_DATA EXTRACT:_
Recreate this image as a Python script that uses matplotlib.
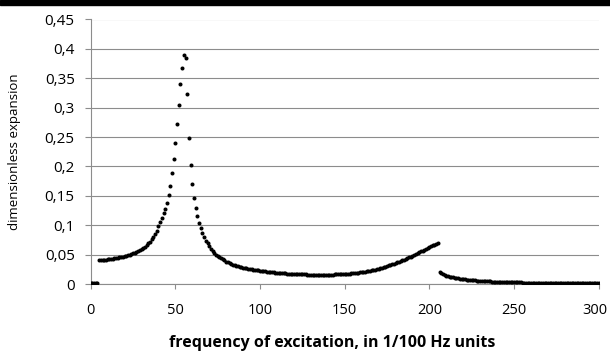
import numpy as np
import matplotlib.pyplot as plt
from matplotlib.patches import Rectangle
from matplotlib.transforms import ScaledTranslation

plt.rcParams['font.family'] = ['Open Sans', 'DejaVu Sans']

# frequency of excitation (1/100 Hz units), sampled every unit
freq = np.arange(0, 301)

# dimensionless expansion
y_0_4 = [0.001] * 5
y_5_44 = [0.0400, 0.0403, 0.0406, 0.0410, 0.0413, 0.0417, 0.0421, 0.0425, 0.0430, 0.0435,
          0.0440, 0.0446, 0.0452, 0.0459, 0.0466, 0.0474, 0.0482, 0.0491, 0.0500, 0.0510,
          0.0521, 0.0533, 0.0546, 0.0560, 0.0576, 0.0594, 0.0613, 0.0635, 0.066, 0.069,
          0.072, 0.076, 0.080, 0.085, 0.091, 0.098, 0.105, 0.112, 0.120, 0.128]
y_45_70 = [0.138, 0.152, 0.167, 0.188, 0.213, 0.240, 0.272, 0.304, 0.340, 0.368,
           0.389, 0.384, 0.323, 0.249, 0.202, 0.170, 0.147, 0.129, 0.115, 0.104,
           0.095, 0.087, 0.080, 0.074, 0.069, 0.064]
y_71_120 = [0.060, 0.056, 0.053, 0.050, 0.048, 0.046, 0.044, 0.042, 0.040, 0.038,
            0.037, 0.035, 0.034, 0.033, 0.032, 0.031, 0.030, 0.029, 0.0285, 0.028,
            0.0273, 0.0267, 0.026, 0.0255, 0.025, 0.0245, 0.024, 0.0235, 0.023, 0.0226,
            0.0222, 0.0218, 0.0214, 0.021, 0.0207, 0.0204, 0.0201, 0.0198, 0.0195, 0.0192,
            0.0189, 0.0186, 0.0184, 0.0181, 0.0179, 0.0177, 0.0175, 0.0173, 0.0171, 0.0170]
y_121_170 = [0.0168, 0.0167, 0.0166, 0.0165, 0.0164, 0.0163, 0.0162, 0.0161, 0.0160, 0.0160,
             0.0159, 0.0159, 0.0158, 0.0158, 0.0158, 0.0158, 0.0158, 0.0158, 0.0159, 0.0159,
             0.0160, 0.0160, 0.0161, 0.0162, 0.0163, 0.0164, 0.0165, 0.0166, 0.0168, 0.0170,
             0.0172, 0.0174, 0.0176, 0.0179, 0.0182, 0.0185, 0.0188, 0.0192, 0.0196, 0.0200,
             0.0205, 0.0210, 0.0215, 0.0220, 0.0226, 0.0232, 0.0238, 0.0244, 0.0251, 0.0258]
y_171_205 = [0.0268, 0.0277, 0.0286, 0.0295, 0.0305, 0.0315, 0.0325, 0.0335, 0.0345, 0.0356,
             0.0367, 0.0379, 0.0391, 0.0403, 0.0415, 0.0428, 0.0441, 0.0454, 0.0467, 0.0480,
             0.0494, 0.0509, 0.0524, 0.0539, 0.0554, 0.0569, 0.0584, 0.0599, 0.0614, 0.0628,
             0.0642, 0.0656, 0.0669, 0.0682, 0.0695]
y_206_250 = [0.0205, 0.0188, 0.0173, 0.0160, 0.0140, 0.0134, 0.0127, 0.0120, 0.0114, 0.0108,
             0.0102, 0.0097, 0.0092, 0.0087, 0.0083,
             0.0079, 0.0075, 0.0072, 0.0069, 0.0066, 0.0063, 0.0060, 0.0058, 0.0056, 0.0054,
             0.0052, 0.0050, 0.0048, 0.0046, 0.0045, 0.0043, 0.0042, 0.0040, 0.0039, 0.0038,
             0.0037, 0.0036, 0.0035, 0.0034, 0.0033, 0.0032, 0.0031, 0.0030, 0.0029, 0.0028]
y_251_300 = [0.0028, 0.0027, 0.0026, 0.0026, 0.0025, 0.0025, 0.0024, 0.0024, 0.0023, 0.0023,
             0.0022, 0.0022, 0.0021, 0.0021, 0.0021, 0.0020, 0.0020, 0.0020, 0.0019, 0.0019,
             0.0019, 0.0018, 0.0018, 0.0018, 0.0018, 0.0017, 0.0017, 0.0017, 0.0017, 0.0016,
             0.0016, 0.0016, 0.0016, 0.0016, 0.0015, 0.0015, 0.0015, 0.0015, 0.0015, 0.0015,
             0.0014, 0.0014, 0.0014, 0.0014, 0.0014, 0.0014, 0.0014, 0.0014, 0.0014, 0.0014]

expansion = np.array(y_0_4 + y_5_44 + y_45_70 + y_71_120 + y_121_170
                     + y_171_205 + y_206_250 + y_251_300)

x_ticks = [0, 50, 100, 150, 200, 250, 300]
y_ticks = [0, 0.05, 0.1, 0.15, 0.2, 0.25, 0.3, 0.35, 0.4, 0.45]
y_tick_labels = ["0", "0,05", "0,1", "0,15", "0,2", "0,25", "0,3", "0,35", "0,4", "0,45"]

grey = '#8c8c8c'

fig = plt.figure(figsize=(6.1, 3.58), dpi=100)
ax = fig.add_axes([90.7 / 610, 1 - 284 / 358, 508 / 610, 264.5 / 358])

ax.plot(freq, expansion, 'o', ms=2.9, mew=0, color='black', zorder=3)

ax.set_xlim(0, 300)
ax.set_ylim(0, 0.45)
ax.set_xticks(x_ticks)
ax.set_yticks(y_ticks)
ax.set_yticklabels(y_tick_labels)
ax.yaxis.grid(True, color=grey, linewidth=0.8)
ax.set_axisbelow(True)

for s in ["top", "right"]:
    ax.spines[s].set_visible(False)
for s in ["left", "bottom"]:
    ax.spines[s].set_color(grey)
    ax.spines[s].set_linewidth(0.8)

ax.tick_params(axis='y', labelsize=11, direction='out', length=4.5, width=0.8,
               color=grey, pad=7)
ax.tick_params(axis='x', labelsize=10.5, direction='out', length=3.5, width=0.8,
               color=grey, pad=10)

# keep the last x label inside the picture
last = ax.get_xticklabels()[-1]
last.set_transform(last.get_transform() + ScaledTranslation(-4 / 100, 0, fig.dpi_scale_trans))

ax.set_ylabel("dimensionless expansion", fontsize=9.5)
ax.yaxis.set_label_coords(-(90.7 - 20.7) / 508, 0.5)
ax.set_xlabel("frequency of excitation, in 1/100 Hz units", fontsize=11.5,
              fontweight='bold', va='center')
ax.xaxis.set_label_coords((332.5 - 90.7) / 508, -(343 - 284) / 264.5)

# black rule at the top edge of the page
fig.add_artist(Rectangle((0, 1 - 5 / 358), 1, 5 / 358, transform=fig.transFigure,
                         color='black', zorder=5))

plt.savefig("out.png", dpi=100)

_SET PROBLEM:_ Your task is to reproduce exactly the lines from the start of the data above through the line containing "freq = np.arange(0, 301)", leaving every picture out.

_RESULT OF THIS EXERCISE:_
Recreate this image as a Python script that uses matplotlib.
import numpy as np
import matplotlib.pyplot as plt
from matplotlib.patches import Rectangle
from matplotlib.transforms import ScaledTranslation

plt.rcParams['font.family'] = ['Open Sans', 'DejaVu Sans']

# frequency of excitation (1/100 Hz units), sampled every unit
freq = np.arange(0, 301)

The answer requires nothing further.